While the WTO membership is working to see if they can develop a work program by the end of July to complete the Doha Development Agenda (“DDA”), if such a work program and final package cannot be accomplished quickly, the WTO will once again be adrift in terms of its core negotiating function. Even if there is success on the DDA, deeper liberalization may be possible in particular sectors by the willing.
At a time when the WTO has just downgraded growth projections for 2015 and 2016, the WTO needs tools that will permit it to continue to contribute to expanded global trade and prosperity regardless of the internal challenges due to its growing membership and changing power structure. Adopting a provision to the GATT 1994 that would provide an exception (temporary in design and intent) to encourage sectoral liberalization could be an important tool for achieving improved results for the WTO membership.
 Marrakesh Agreement Establishing the World Trade Organization, Art. X:1.
 Id. at Art.
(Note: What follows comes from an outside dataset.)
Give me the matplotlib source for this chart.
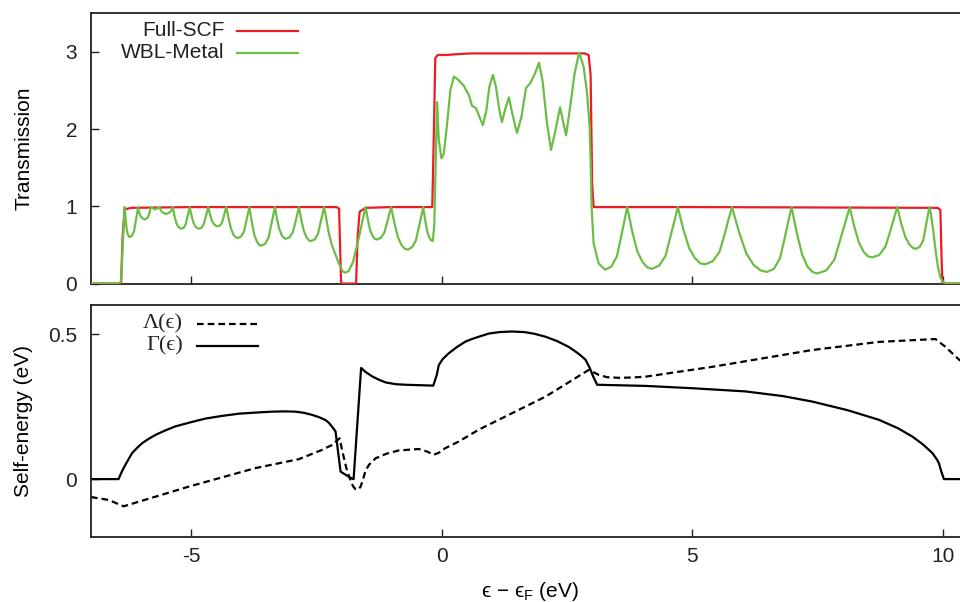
import numpy as np
import matplotlib.pyplot as plt

plt.rcParams['font.family'] = ['Liberation Sans', 'DejaVu Sans']
plt.rcParams['mathtext.fontset'] = 'custom'
plt.rcParams['mathtext.rm'] = 'Liberation Sans'
plt.rcParams['axes.unicode_minus'] = False

# transmission, full self-consistent leads: (energy, T)
scf = np.array([
    (-7.0, 0.0), (-6.40, 0.0), (-6.37, 0.6), (-6.33, 0.96), (-6.20, 0.98), (-5.0, 0.99),
    (-2.10, 0.99), (-2.05, 0.97), (-2.03, 0.5), (-2.01, 0.0), (-1.71, 0.0), (-1.68, 0.6),
    (-1.64, 0.93), (-1.52, 0.98), (-1.0, 0.99), (-0.19, 0.99), (-0.16, 1.9), (-0.13, 2.92),
    (-0.08, 2.96), (0.1, 2.96), (0.3, 2.97), (0.6, 2.98), (1.0, 2.98), (2.0, 2.98),
    (2.85, 2.98), (2.93, 2.96), (2.97, 2.7), (3.00, 1.3), (3.03, 0.99), (5.0, 0.99),
    (9.90, 0.98), (9.95, 0.95), (9.97, 0.4), (9.99, 0.0), (10.5, 0.0)])

# transmission, wide-band-limit metal leads: (energy, T)
wbl = np.array([
    (-7.0, 0.0), (-6.45, 0.0), (-6.40, 0.03), (-6.33, 0.99),
    (-6.31, 0.84), (-6.289, 0.71), (-6.268, 0.64), (-6.23, 0.60), (-6.182, 0.62), (-6.14, 0.68),
    (-6.108, 0.80), (-6.082, 0.90), (-6.06, 0.99),
    (-6.04, 0.92), (-6.00, 0.86), (-5.96, 0.84), (-5.93, 0.83), (-5.90, 0.84), (-5.86, 0.86),
    (-5.83, 0.92), (-5.81, 0.99), (-5.72, 0.96), (-5.63, 0.99),
    (-5.61, 0.95), (-5.57, 0.92), (-5.50, 0.90), (-5.43, 0.92), (-5.39, 0.95), (-5.37, 0.99),
    (-5.336, 0.88), (-5.30, 0.79), (-5.265, 0.74), (-5.231, 0.72), (-5.20, 0.71),
    (-5.152, 0.72), (-5.11, 0.77), (-5.078, 0.86), (-5.052, 0.93), (-5.03, 0.99),
    (-4.994, 0.88), (-4.956, 0.79), (-4.918, 0.74), (-4.882, 0.72), (-4.85, 0.71),
    (-4.797, 0.72), (-4.749, 0.77), (-4.713, 0.86), (-4.685, 0.93), (-4.66, 0.99),
    (-4.624, 0.89), (-4.586, 0.81), (-4.548, 0.77), (-4.512, 0.75), (-4.48, 0.74),
    (-4.43, 0.75), (-4.385, 0.79), (-4.35, 0.87), (-4.323, 0.94), (-4.30, 0.99),
    (-4.254, 0.84), (-4.206, 0.71), (-4.157, 0.63), (-4.111, 0.60), (-4.07, 0.59),
    (-4.006, 0.61), (-3.948, 0.67), (-3.904, 0.80), (-3.87, 0.90), (-3.84, 0.99),
    (-3.792, 0.80), (-3.742, 0.63), (-3.691, 0.545), (-3.643, 0.50), (-3.60, 0.49),
    (-3.524, 0.515), (-3.457, 0.595), (-3.406, 0.75), (-3.365, 0.88), (-3.33, 0.99),
    (-3.286, 0.83), (-3.24, 0.70), (-3.194, 0.625), (-3.15, 0.59), (-3.11, 0.58),
    (-3.037, 0.60), (-2.972, 0.665), (-2.923, 0.79), (-2.884, 0.90), (-2.85, 0.99),
    (-2.802, 0.82), (-2.752, 0.68), (-2.701, 0.60), (-2.653, 0.56), (-2.61, 0.55),
    (-2.537, 0.57), (-2.472, 0.64), (-2.423, 0.78), (-2.384, 0.89), (-2.35, 0.99),
    (-2.30, 0.82), (-2.26, 0.67), (-2.19, 0.49), (-2.06, 0.27), (-1.98, 0.16), (-1.93, 0.14),
    (-1.86, 0.16), (-1.77, 0.28), (-1.66, 0.58), (-1.57, 0.85), (-1.52, 0.99),
    (-1.476, 0.83), (-1.43, 0.69), (-1.384, 0.62), (-1.34, 0.58), (-1.30, 0.57),
    (-1.219, 0.59), (-1.146, 0.66), (-1.091, 0.79), (-1.048, 0.90), (-1.01, 0.99),
    (-0.944, 0.78), (-0.875, 0.60), (-0.805, 0.50), (-0.739, 0.45), (-0.68, 0.44),
    (-0.593, 0.47), (-0.516, 0.56), (-0.457, 0.73), (-0.41, 0.87), (-0.37, 0.99),
    (-0.332, 0.82), (-0.292, 0.68), (-0.252, 0.60), (-0.214, 0.56), (-0.18, 0.55),
    (-0.15, 0.75), (-0.13, 1.30), (-0.11, 1.85), (-0.094, 2.35), (-0.06, 1.86),
    (-0.006, 1.62), (0.04, 1.68), (0.106, 2.07), (0.17, 2.50), (0.24, 2.68), (0.325, 2.64),
    (0.44, 2.56), (0.54, 2.44), (0.605, 2.30), (0.685, 2.27), (0.75, 2.16), (0.82, 2.05),
    (0.89, 2.245), (0.95, 2.55), (1.02, 2.70), (1.08, 2.55), (1.15, 2.245), (1.20, 2.09),
    (1.27, 2.27), (1.34, 2.41), (1.40, 2.22), (1.50, 1.95), (1.59, 2.16), (1.68, 2.53),
    (1.77, 2.60), (1.86, 2.72), (1.94, 2.86), (2.01, 2.63), (2.10, 2.07), (2.18, 1.73),
    (2.27, 1.99), (2.36, 2.28), (2.43, 2.07), (2.48, 1.92), (2.56, 2.28), (2.65, 2.72),
    (2.74, 2.99), (2.83, 2.81), (2.90, 2.46), (2.95, 2.03), (2.97, 1.6), (2.99, 0.99),
    (3.03, 0.52), (3.13, 0.26), (3.26, 0.18),
    (3.383, 0.22), (3.493, 0.35), (3.577, 0.60), (3.643, 0.81), (3.70, 0.99),
    (3.798, 0.68), (3.90, 0.42), (4.004, 0.28), (4.102, 0.21), (4.19, 0.19),
    (4.336, 0.23), (4.466, 0.36), (4.564, 0.61), (4.642, 0.81), (4.71, 0.99),
    (4.82, 0.70), (4.936, 0.46), (5.051, 0.33), (5.161, 0.26), (5.26, 0.25),
    (5.408, 0.29), (5.541, 0.41), (5.642, 0.63), (5.721, 0.83), (5.79, 0.99),
    (5.93, 0.67), (6.077, 0.39), (6.224, 0.24), (6.364, 0.17), (6.49, 0.15),
    (6.627, 0.19), (6.75, 0.33), (6.843, 0.59), (6.916, 0.81), (6.98, 0.99),
    (7.082, 0.66), (7.189, 0.38), (7.296, 0.22), (7.398, 0.15), (7.49, 0.13),
    (7.672, 0.17), (7.835, 0.31), (7.958, 0.58), (8.056, 0.80), (8.14, 0.99),
    (8.23, 0.74), (8.325, 0.53), (8.419, 0.41), (8.509, 0.35), (8.59, 0.34),
    (8.73, 0.37), (8.855, 0.48), (8.95, 0.68), (9.025, 0.85), (9.09, 0.99),
    (9.166, 0.78), (9.246, 0.61), (9.326, 0.51), (9.402, 0.46), (9.47, 0.45),
    (9.543, 0.48), (9.608, 0.56), (9.657, 0.73), (9.696, 0.87), (9.73, 0.99),
    (9.76, 0.90), (9.80, 0.72), (9.85, 0.45), (9.90, 0.22), (9.95, 0.08), (10.0, 0.02),
    (10.06, 0.0), (10.5, 0.0)])

# broadening Gamma(e) of the lead self-energy (eV)
gamma = np.array([
    (-7.0, 0.0), (-6.45, 0.0), (-6.40, 0.02), (-6.35, 0.038), (-6.28, 0.060), (-6.18, 0.090),
    (-6.08, 0.108), (-5.98, 0.124), (-5.85, 0.139), (-5.71, 0.153), (-5.52, 0.168),
    (-5.32, 0.182), (-5.02, 0.196), (-4.72, 0.209), (-4.40, 0.218), (-4.05, 0.226),
    (-3.70, 0.230), (-3.39, 0.233), (-3.15, 0.234), (-2.92, 0.233), (-2.75, 0.229),
    (-2.59, 0.222), (-2.45, 0.214), (-2.32, 0.204), (-2.25, 0.194), (-2.19, 0.181),
    (-2.15, 0.172), (-2.12, 0.164), (-2.02, 0.026), (-1.82, 0.004), (-1.76, 0.0),
    (-1.61, 0.384), (-1.52, 0.370), (-1.39, 0.355), (-1.25, 0.343), (-1.12, 0.334),
    (-0.92, 0.328), (-0.72, 0.326), (-0.17, 0.323), (-0.10, 0.36), (-0.06, 0.394),
    (0.02, 0.415), (0.14, 0.435), (0.30, 0.456), (0.47, 0.475), (0.60, 0.484), (0.74, 0.492),
    (0.94, 0.503), (1.15, 0.508), (1.40, 0.510), (1.65, 0.508), (1.85, 0.502), (2.07, 0.492),
    (2.30, 0.477), (2.53, 0.457), (2.70, 0.437), (2.80, 0.423), (2.87, 0.412), (2.95, 0.385),
    (3.02, 0.355), (3.10, 0.326), (4.07, 0.322), (5.0, 0.314), (6.06, 0.303), (6.8, 0.287),
    (7.39, 0.268), (8.1, 0.238), (8.72, 0.205), (9.10, 0.176), (9.39, 0.147), (9.60, 0.120),
    (9.79, 0.090), (9.88, 0.068), (9.92, 0.055), (9.97, 0.025), (10.02, 0.0), (10.5, 0.0)])

# level shift Lambda(e) of the lead self-energy (eV)
lam = np.array([
    (-7.0, -0.062), (-6.65, -0.072), (-6.35, -0.094), (-5.05, -0.026), (-3.72, 0.038),
    (-2.85, 0.069), (-2.39, 0.101), (-2.19, 0.118), (-2.04, 0.141), (-1.96, 0.078),
    (-1.90, 0.035), (-1.82, -0.005), (-1.77, -0.025), (-1.72, -0.035), (-1.67, -0.036),
    (-1.62, -0.026), (-1.57, 0.0), (-1.52, 0.030), (-1.45, 0.050), (-1.32, 0.072),
    (-1.10, 0.088), (-0.86, 0.099), (-0.46, 0.104), (-0.29, 0.095), (-0.16, 0.084),
    (-0.05, 0.092), (0.07, 0.107), (0.34, 0.130), (0.74, 0.171), (2.07, 0.285), (2.93, 0.377),
    (3.0, 0.372), (3.13, 0.360), (3.3, 0.352), (3.53, 0.350), (3.8, 0.351), (4.07, 0.354),
    (5.40, 0.388), (7.39, 0.446), (8.72, 0.474), (9.85, 0.484), (10.05, 0.457),
    (10.32, 0.413), (10.5, 0.39)])

red = '#ec1c24'
green = '#6cbd45'
spine_col = '#222222'

fig = plt.figure(figsize=(9.6, 6.02), dpi=100)
ax1 = fig.add_axes([0.0948, 0.529, 0.9135, 0.449])
ax2 = fig.add_axes([0.0948, 0.108, 0.9135, 0.3846])

ax1.plot(scf[:, 0], scf[:, 1], color=red, lw=1.6, zorder=3)
ax1.plot(wbl[:, 0], wbl[:, 1], color=green, lw=1.6, zorder=4)
ax1.set_xlim(-7, 10.5)
ax1.set_ylim(0, 3.5)
ax1.set_yticks([0, 1, 2, 3])
ax1.set_xticks([-5, 0, 5, 10])
ax1.tick_params(labelbottom=False)
ax1.set_ylabel('Transmission', fontsize=15)

ax2.plot(lam[:, 0], lam[:, 1], color='black', lw=1.6, ls=(0, (3, 1.8)))
ax2.plot(gamma[:, 0], gamma[:, 1], color='black', lw=1.6)
ax2.set_xlim(-7, 10.5)
ax2.set_ylim(-0.2, 0.6)
ax2.set_yticks([0, 0.5])
ax2.set_yticklabels(['0', '0.5'])
ax2.set_xticks([-5, 0, 5, 10])
ax2.set_ylabel('Self-energy (eV)', fontsize=15)
ax2.set_xlabel('ϵ − ϵ$_{\\rm F}$ (eV)', fontsize=15)
ax2.xaxis.set_label_coords(0.5, -0.185)

for ax in (ax1, ax2):
    for s in ax.spines.values():
        s.set_color(spine_col)
        s.set_linewidth(1.3)
    ax.tick_params(direction='in', length=5.5, width=1, colors=spine_col,
                   labelcolor='#222222', labelsize=15, top=False, right=False)
    ax.tick_params(axis='y', pad=10)
    ax.tick_params(axis='x', pad=7)
    ax.yaxis.set_label_coords(-0.066, 0.5)

# key drawn gnuplot style: label right-aligned, sample line to its right
keys1 = [('Full-SCF', red, 0.935), ('WBL-Metal', green, 0.853)]
for label, col, yk in keys1:
    ax1.text(0.152, yk, label, transform=ax1.transAxes, ha='right', va='center',
             fontsize=15, color='#222222')
    ax1.plot([0.1665, 0.236], [yk, yk], transform=ax1.transAxes, color=col, lw=1.6)

keys2 = [('Λ(ϵ)', (0, (3, 1.8)), 0.920), ('Γ(ϵ)', '-', 0.826)]
for label, ls, yk in keys2:
    ax2.text(0.105, yk, label, transform=ax2.transAxes, ha='right', va='center',
             fontsize=16, color='#222222', family=['Liberation Serif', 'DejaVu Serif'])
    ax2.plot([0.1205, 0.1908], [yk, yk], transform=ax2.transAxes, color='black', lw=1.6, ls=ls)

plt.savefig('out.png', dpi=100)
X:2.
 World Trade Organization, Regional trade agreements, https://www.wto.org/english/tratop_e/region_e/region_e.htm (last visited April 15, 2015).
 Jo-Ann Crawford, World Trade Organization, Economic Research and Statistics Division, Market Access Provisions on Trade in Goods in Regional Trade Agreements, at 8, Chart 2 and Table 1, and 31-33, Annex Table A1, available at https://www.wto.org/english/res_e/reser_e/ersd201220_e.pdf.
 Id. at 31-33.
As WTO Members consider needed reforms to the organization, finding ways to permit liberalization to proceed among the willing on products or service sectors without the impediment of MFN benefits flowing to those unwilling to participate in the liberalization should be an important priority.